WHAT YOU HAVE TO DO: Below this line is a listing that includes pictures. Copy exactly, and only, the lines from the one containing "Emit a component" through the one containing "import * as"; the pictures do not go in the copy.

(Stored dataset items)
# # # # # # #

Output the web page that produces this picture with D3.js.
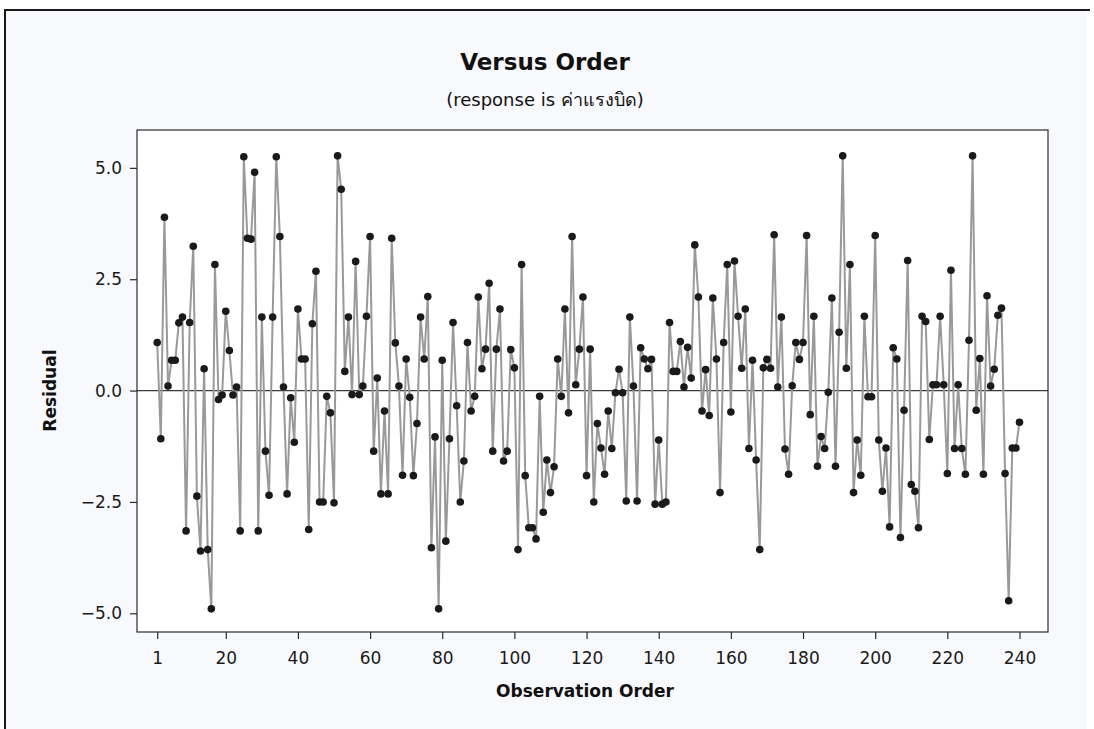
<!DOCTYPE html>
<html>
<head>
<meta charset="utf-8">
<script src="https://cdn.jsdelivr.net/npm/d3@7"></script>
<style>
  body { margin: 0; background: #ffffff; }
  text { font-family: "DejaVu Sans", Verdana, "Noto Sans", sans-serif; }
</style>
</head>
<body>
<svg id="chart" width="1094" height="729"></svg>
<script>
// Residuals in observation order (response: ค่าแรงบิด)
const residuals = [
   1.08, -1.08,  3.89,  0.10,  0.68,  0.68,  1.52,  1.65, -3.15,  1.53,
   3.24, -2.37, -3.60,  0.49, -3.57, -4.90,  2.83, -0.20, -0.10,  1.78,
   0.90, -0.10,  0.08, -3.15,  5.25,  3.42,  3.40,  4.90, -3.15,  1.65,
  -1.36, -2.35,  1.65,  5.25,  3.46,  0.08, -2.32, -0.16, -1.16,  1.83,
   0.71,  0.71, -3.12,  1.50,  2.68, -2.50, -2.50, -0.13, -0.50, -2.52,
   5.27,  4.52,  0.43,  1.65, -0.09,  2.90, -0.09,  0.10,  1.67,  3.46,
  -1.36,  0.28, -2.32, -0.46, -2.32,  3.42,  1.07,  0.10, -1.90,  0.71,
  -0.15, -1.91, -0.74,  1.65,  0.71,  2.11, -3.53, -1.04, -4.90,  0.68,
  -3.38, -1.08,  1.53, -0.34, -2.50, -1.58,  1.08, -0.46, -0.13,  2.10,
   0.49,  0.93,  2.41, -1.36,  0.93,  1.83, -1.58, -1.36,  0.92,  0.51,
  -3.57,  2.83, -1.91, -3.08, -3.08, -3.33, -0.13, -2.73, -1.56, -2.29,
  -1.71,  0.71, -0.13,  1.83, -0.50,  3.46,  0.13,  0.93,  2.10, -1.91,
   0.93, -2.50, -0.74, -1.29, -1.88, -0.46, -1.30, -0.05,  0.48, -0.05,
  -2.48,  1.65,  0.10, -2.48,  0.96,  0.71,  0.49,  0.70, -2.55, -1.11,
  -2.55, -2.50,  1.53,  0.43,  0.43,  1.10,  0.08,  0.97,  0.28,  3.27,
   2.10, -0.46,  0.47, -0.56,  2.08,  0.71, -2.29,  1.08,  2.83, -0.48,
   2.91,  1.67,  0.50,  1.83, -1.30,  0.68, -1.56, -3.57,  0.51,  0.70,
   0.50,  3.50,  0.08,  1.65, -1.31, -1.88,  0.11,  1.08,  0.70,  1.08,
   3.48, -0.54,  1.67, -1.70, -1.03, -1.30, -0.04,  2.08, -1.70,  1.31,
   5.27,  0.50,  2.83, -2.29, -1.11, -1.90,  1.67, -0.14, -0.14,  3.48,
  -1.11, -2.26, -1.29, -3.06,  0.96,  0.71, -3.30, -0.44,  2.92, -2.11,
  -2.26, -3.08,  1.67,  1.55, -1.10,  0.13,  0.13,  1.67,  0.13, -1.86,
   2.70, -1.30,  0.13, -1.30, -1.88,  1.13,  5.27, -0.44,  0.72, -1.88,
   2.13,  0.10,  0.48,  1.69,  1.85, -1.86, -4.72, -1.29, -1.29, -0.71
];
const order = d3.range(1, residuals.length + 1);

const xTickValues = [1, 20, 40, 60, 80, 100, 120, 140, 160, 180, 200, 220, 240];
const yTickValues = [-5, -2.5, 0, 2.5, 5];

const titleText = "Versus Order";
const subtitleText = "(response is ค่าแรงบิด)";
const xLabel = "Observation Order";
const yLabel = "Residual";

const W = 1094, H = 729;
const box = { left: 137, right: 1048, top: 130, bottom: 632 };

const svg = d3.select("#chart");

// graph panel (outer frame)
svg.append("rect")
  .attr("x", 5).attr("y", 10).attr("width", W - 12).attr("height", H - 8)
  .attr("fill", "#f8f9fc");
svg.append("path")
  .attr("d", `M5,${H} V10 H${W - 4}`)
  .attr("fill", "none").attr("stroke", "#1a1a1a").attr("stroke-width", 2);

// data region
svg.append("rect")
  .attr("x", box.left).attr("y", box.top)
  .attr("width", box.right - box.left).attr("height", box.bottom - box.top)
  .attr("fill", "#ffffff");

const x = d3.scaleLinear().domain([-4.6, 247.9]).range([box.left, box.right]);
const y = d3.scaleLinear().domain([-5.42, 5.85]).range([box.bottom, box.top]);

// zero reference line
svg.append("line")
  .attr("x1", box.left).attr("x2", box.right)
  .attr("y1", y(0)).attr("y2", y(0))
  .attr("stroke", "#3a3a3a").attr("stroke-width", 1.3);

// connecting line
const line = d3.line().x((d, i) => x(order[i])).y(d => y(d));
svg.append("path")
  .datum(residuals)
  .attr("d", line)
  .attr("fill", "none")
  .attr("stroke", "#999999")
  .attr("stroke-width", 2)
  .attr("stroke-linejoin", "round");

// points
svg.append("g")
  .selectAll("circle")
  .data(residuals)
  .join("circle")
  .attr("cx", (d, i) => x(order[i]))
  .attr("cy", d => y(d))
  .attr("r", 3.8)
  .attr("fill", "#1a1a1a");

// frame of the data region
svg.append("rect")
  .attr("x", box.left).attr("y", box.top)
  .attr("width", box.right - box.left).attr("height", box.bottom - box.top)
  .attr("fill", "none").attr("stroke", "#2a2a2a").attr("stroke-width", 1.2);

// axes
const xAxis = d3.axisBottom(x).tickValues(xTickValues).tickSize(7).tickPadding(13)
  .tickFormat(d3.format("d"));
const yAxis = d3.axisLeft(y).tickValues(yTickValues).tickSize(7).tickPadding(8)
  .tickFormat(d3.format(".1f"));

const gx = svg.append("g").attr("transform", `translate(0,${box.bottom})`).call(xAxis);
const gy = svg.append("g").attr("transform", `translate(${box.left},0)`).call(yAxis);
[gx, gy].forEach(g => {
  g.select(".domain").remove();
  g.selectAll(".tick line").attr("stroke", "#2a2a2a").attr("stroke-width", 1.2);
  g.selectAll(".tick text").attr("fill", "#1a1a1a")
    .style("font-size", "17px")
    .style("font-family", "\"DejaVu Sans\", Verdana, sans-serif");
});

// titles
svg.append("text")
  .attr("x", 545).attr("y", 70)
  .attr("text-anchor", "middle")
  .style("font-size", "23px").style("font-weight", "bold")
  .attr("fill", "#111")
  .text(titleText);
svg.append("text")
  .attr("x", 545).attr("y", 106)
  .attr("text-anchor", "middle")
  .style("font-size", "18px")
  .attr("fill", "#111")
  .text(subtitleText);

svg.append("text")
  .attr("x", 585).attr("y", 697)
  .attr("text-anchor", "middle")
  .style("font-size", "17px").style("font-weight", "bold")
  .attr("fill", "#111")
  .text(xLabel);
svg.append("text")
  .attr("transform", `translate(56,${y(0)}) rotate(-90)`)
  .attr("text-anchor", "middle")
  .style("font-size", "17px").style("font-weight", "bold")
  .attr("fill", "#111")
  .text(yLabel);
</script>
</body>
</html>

# # # # # # #

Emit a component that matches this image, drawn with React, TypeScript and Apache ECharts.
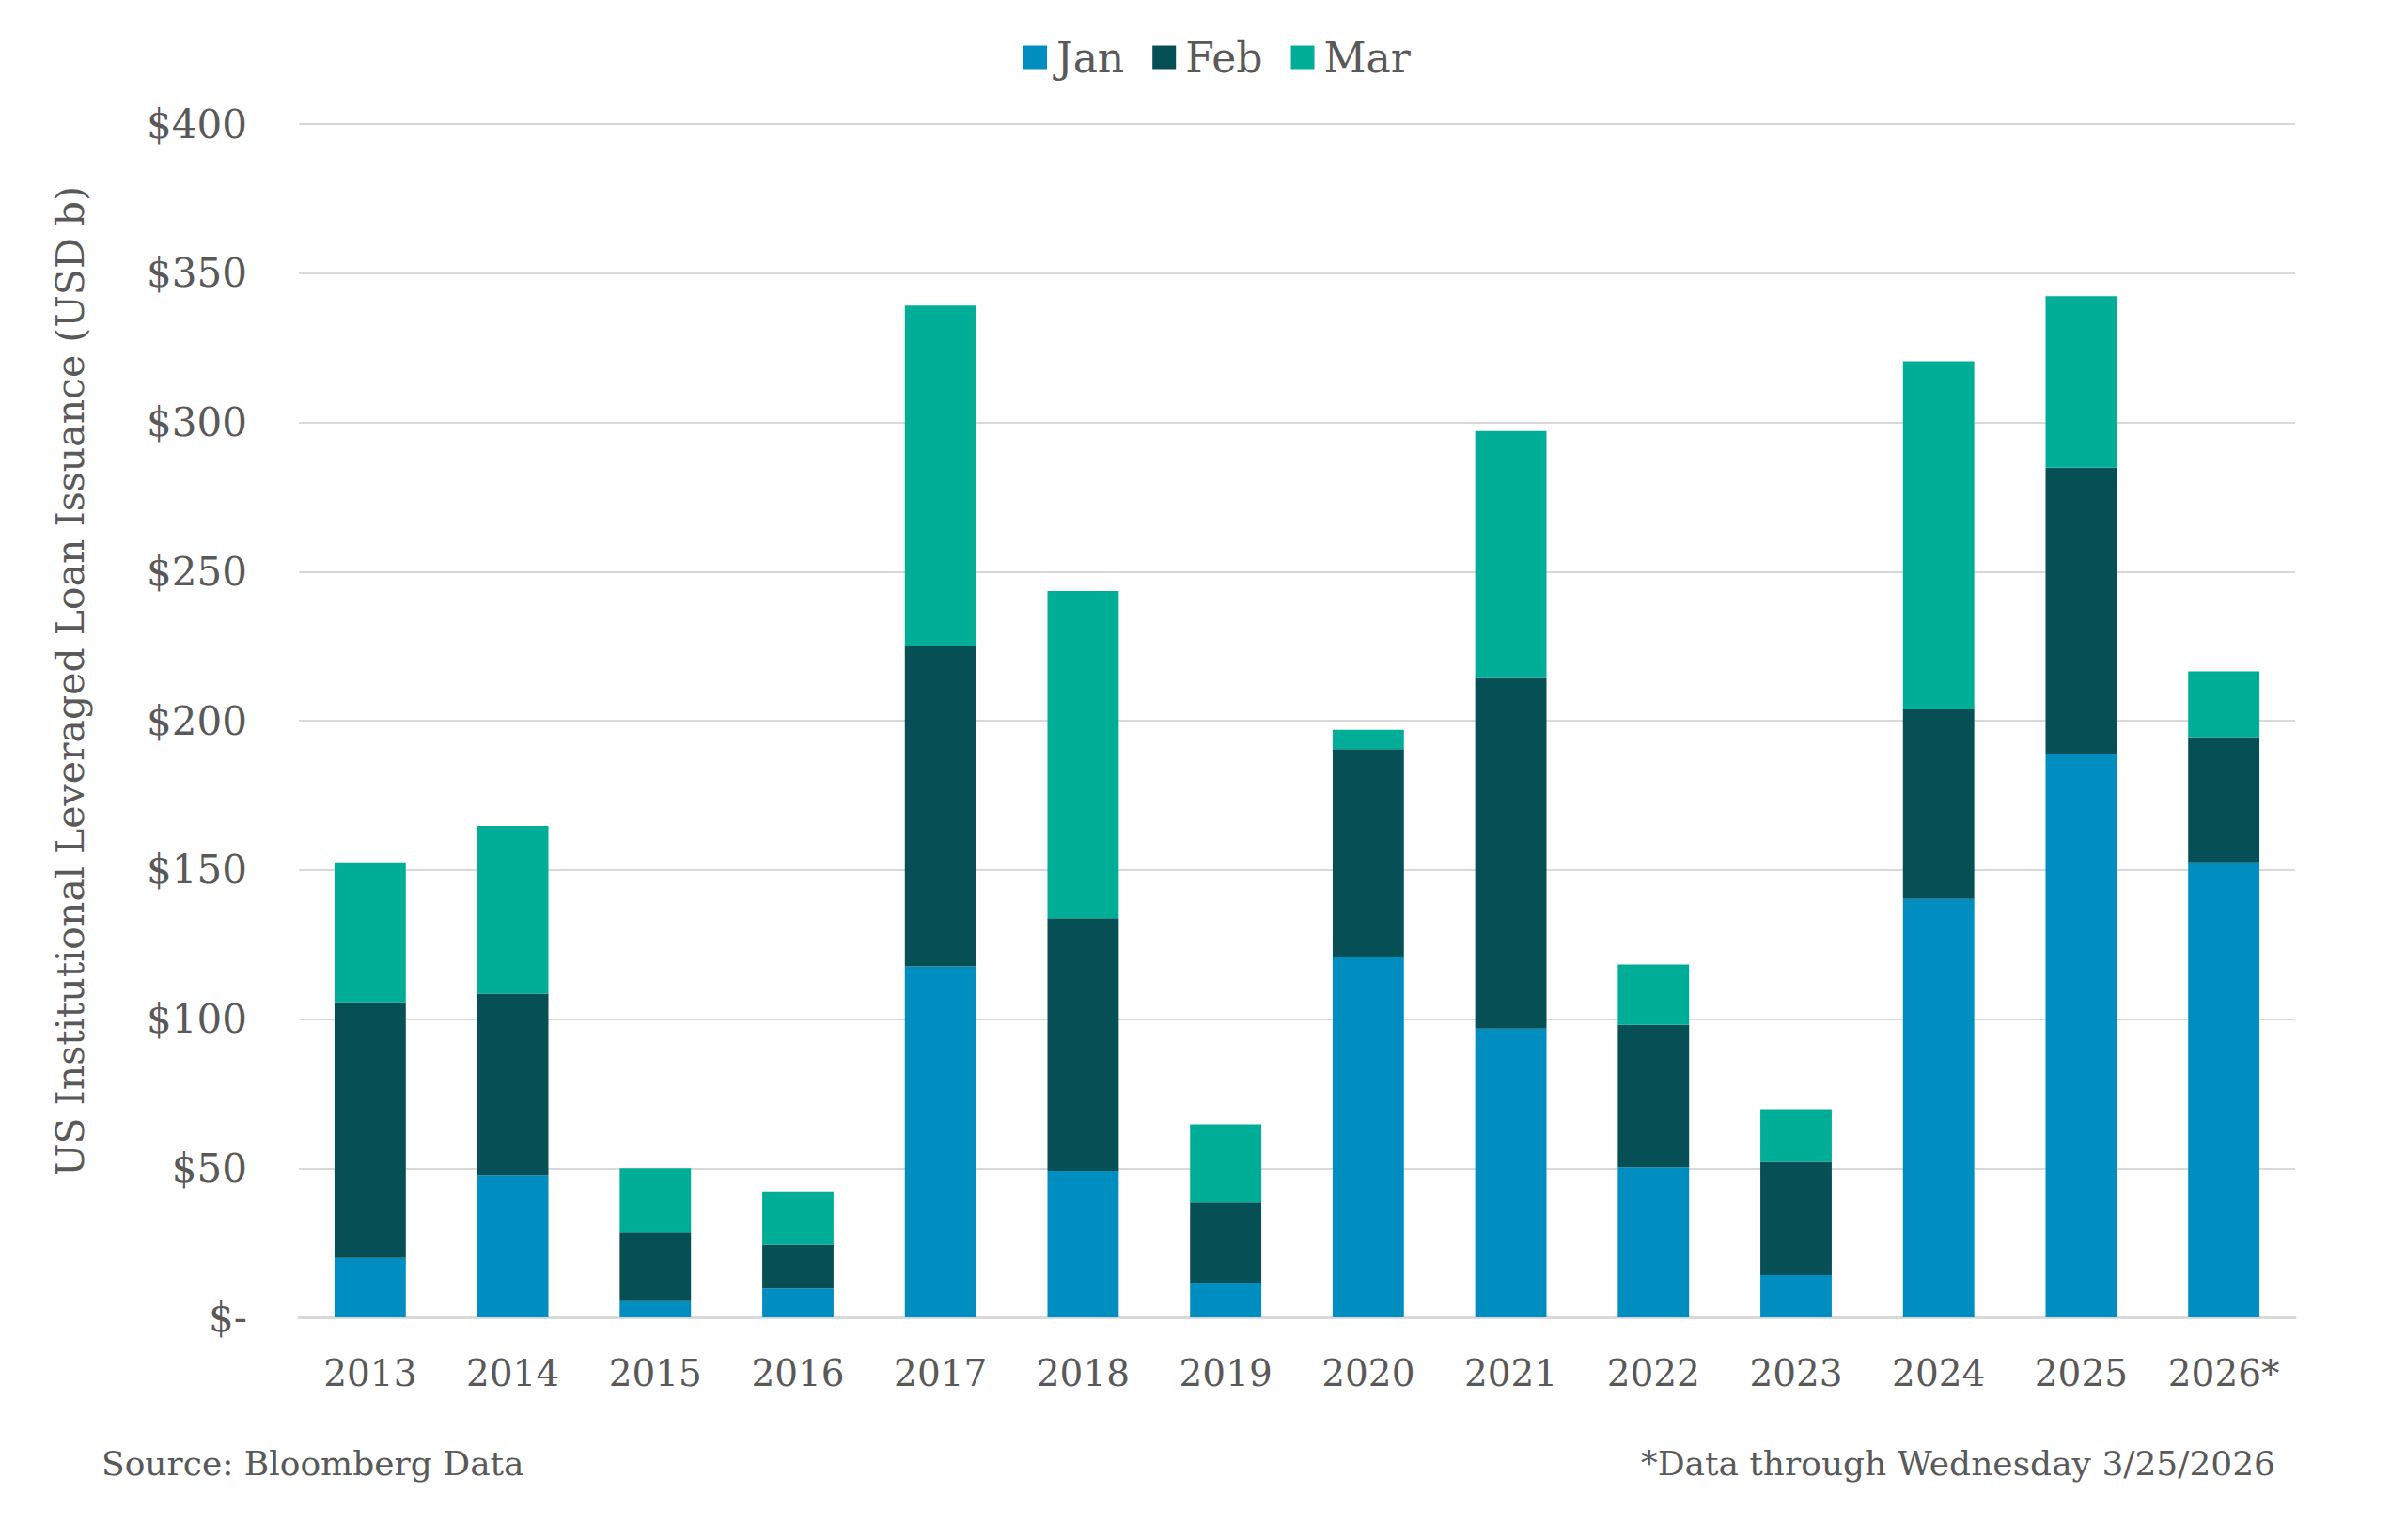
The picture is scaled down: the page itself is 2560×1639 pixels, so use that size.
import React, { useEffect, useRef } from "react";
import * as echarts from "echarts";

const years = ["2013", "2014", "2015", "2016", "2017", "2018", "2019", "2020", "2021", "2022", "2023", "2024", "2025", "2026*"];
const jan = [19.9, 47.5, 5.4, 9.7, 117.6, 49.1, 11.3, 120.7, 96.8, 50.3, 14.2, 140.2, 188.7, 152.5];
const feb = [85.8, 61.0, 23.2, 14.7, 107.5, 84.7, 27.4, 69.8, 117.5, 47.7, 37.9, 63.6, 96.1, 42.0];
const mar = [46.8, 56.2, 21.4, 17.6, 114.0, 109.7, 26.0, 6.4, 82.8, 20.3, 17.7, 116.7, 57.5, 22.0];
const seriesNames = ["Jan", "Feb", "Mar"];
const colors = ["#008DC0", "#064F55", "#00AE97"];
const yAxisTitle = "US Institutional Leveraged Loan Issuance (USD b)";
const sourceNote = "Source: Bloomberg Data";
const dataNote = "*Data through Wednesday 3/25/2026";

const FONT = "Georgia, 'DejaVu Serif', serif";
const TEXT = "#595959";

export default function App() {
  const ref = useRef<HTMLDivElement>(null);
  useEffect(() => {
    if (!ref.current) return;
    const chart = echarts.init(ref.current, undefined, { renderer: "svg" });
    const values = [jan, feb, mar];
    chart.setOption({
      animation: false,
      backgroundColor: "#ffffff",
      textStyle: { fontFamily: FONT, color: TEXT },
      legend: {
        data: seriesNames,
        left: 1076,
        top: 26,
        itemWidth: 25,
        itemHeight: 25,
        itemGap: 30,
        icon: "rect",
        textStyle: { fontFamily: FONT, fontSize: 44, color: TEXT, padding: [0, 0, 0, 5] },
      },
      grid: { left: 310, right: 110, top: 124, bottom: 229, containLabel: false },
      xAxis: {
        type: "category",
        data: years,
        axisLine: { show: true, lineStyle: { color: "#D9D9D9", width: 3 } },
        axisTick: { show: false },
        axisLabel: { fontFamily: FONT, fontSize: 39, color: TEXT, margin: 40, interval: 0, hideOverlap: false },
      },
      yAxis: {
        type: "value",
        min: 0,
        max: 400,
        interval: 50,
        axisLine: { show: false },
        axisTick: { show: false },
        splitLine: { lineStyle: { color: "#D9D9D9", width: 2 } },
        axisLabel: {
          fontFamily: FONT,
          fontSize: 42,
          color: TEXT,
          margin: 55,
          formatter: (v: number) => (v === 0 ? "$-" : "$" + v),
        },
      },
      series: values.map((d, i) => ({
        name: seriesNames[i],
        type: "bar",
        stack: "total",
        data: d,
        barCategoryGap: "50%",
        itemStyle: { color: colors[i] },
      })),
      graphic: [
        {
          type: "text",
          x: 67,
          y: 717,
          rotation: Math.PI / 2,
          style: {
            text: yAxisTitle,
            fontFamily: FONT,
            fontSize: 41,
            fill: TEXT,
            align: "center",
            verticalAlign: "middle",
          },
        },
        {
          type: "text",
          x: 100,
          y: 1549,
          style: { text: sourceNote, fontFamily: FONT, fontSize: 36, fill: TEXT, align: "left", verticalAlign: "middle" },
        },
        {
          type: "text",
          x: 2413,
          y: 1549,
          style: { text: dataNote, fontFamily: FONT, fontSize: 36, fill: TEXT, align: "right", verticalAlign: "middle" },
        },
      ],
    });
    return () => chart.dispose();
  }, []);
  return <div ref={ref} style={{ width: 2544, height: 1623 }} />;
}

# # # # # # #

EXPECTED ANSWER:
Emit a component that matches this image, drawn with React, TypeScript and Apache ECharts.
The picture is scaled down: the page itself is 2560×1639 pixels, so use that size.
import React, { useEffect, useRef } from "react";
import * as echarts from "echarts";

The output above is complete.